Collect each line holding the string "with".

++++++

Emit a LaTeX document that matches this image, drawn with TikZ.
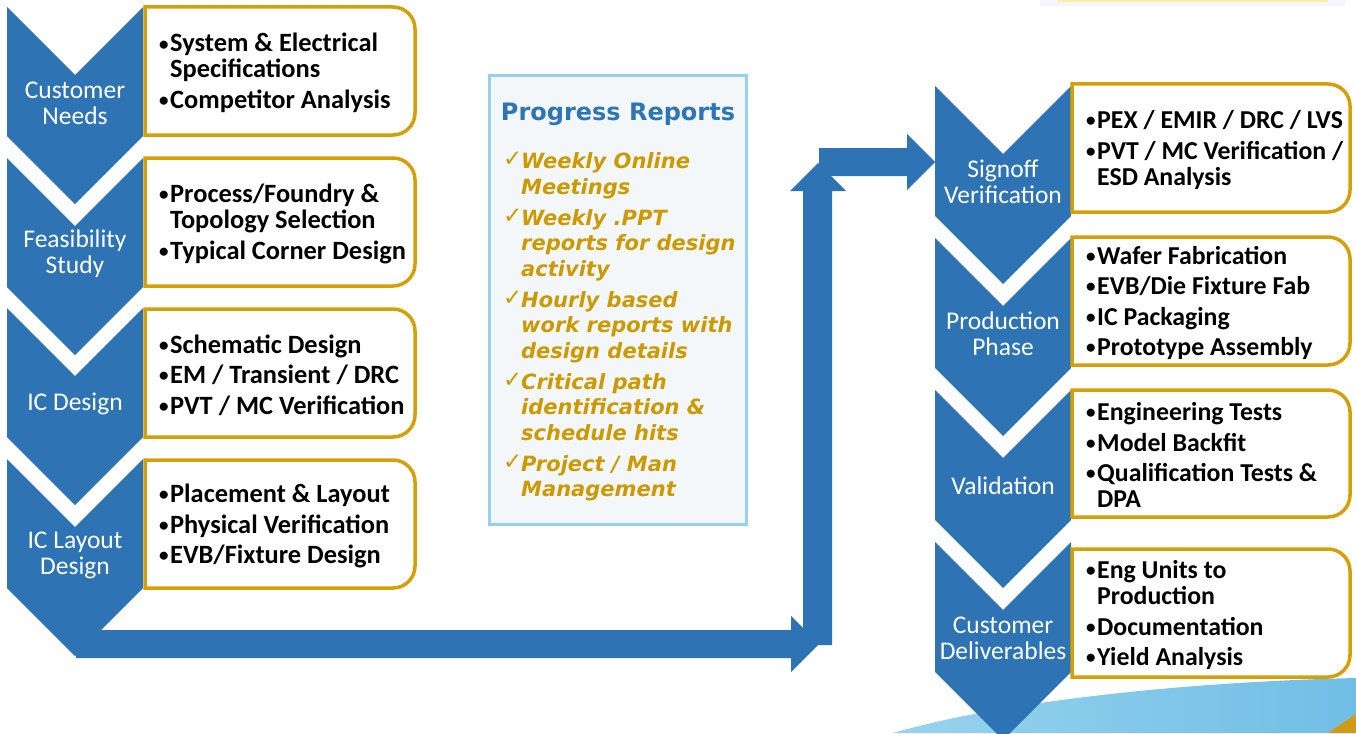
\documentclass[tikz,border=0pt]{standalone}
\usepackage{fontspec}
\setmainfont{Carlito}
\newfontfamily\verdfont{DejaVu Sans}
\definecolor{chevblue}{RGB}{46,116,181}
\definecolor{boxgold}{RGB}{212,160,10}
\definecolor{repgold}{RGB}{204,153,0}
\definecolor{repblue}{RGB}{46,117,182}
\definecolor{panelfill}{RGB}{243,247,250}
\definecolor{panelline}{RGB}{150,208,238}
\definecolor{skyleft}{RGB}{152,211,238}
\definecolor{skyright}{RGB}{112,190,230}
% bullet item and check item
\newcommand\itm[1]{\noindent\hangindent=11pt\hangafter=1\makebox[11pt][l]{\raisebox{1.8pt}{\fontsize{19}{19}\selectfont\textbullet}}#1\par}
\newcommand\chk[1]{\noindent\hangindent=18pt\hangafter=1\makebox[18pt][l]{\raisebox{2pt}{\mdseries\upshape\fontsize{23}{23}\selectfont ✓}}#1\par}
% box with sharp left and rounded right corners: x0,y0,x1,y1
\newcommand\phasebox[4]{%
  \draw[boxline] (#1,#2) -- ({#3-22},#2) arc[start angle=-90,end angle=0,radius=22]
    -- (#3,{#4-22}) arc[start angle=0,end angle=90,radius=22] -- (#1,#4) -- cycle;}
\begin{document}
\begin{tikzpicture}[x=1pt,y=-1pt,
  chevtext/.style={text=white,font=\fontsize{25.5}{26}\selectfont,align=center,inner sep=0pt},
  boxtext/.style={font=\fontsize{26.4}{26}\selectfont\bfseries,text width=280pt,inner sep=0pt,anchor=west,
    execute at begin node={\raggedright\spaceskip=0pt\xspaceskip=0pt\setlength{\parskip}{4.5pt}}},
  rboxtext/.style={boxtext,font=\fontsize{25.8}{26}\selectfont\bfseries},
  boxline/.style={draw=boxgold,line width=3.5pt,fill=white},
  reptext/.style={font=\verdfont\bfseries\itshape\fontsize{21}{25.5}\selectfont,
    text=repgold,text width=240pt,inner sep=0pt,anchor=north west,
    execute at begin node={\raggedright\spaceskip=0pt\xspaceskip=0pt\setlength{\parskip}{5.5pt}}}]
  \useasboundingbox (0,0) rectangle (1356,733);
  \clip (0,0) rectangle (1356,733);
  % decorations at the page edges
  \fill[blue!4] (1040,-10) rectangle (1345,6);
  \fill[yellow!70!orange!35] (1058,-10) rectangle (1328,2);
  \shade[left color=skyleft,right color=skyright] (893,733) .. controls (1000,702) and (1180,682) .. (1356,678) -- (1356,733) -- cycle;
  \fill[boxgold!80!brown] (1328,733) -- (1356,714) -- (1356,733) -- cycle;
  % left chevrons
  \foreach \t/\lbl/\nm in {7/{Customer\\Needs}/cneeds,158/{Feasibility\\Study}/feas,
      308/{IC Design}/icdes,459/{IC Layout\\Design}/iclay} {
    \fill[chevblue] (7,\t) -- (75,\t+68) -- (143,\t) -- (143,\t+129) -- (75,\t+197) -- (7,\t+129) -- cycle;
    \node[chevtext] (\nm) at (75,\t+96) {\lbl};
  }
  % right chevrons
  \foreach \t/\lbl/\nm in {86/{Signoff\\Verification}/signoff,238/{Production\\Phase}/prod,
      390/{Validation}/valid,542/{Customer\\Deliverables}/deliv} {
    \fill[chevblue] (935,\t) -- (1003,\t+68) -- (1071,\t) -- (1071,\t+130) -- (1003,\t+198) -- (935,\t+130) -- cycle;
    \node[chevtext] (\nm) at (1003,\t+96) {\lbl};
  }
  % flow arrows
  \fill[chevblue] (76,630) -- (791,630) -- (791,616) -- (819,644) -- (791,672) -- (791,658) -- (76,658) -- cycle;
  \fill[chevblue] (803,645) -- (803,191) -- (790,191) -- (818,163) -- (846,191) -- (832,191) -- (832,645) -- cycle;
  \fill[chevblue] (819,148) -- (907,148) -- (907,134) -- (935,162) -- (907,190) -- (907,176) -- (819,176) -- cycle;
  % left boxes
  \phasebox{145}{7}{415}{135}
  \phasebox{145}{158}{415}{286}
  \phasebox{145}{309}{415}{437}
  \phasebox{145}{460}{415}{588}
  \node[boxtext] (cneedsbox) at (159,73) {\itm{System \& Electrical\newline Specifications}\itm{Competitor Analysis}};
  \node[boxtext] (feasbox) at (159,224) {\itm{Process/Foundry \&\newline Topology Selection}\itm{Typical Corner Design}};
  \node[boxtext] (icdesbox) at (159,375) {\itm{Schematic Design}\itm{EM / Transient / DRC}\itm{PVT / MC Verification}};
  \node[boxtext] (iclaybox) at (159,526) {\itm{Placement \& Layout}\itm{Physical Verification}\itm{EVB/Fixture Design}};
  % right boxes
  \phasebox{1072}{84}{1350}{212}
  \phasebox{1072}{237}{1350}{365}
  \phasebox{1072}{390}{1350}{517}
  \phasebox{1072}{549}{1350}{677}
  \node[rboxtext] (signoffbox) at (1086,150) {\itm{PEX / EMIR / DRC / LVS}\itm{PVT / MC Verification /\newline ESD Analysis}};
  \node[rboxtext] (prodbox) at (1086,303) {\itm{Wafer Fabrication}\itm{EVB/Die Fixture Fab}\itm{IC Packaging}\itm{Prototype Assembly}};
  \node[rboxtext] (validbox) at (1086,455) {\itm{Engineering Tests}\itm{Model Backfit}\itm{Qualification Tests \&\newline DPA}};
  \node[rboxtext] (delivbox) at (1086,615) {\itm{Eng Units to\newline Production}\itm{Documentation}\itm{Yield Analysis}};
  % progress reports panel
  \draw[draw=panelline,line width=3pt,fill=panelfill] (489,76) rectangle (746,524);
  \node[font=\verdfont\bfseries\fontsize{24}{28}\selectfont,text=repblue] (reptitle) at (618,114) {Progress Reports};
  \node[reptext] (replist) at (503,152) {\chk{Weekly Online\newline Meetings}\chk{Weekly .PPT\newline reports for design\newline activity}%
    \chk{Hourly based\newline work reports with\newline design details}\chk{Critical path\newline identification \&\newline schedule hits}%
    \chk{Project / Man\newline Management}};
\end{tikzpicture}
\end{document}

++++++

● **Solution to this exercise**
Emit a LaTeX document that matches this image, drawn with TikZ.
% box with sharp left and rounded right corners: x0,y0,x1,y1
    \chk{Hourly based\newline work reports with\newline design details}\chk{Critical path\newline identification \&\newline schedule hits}%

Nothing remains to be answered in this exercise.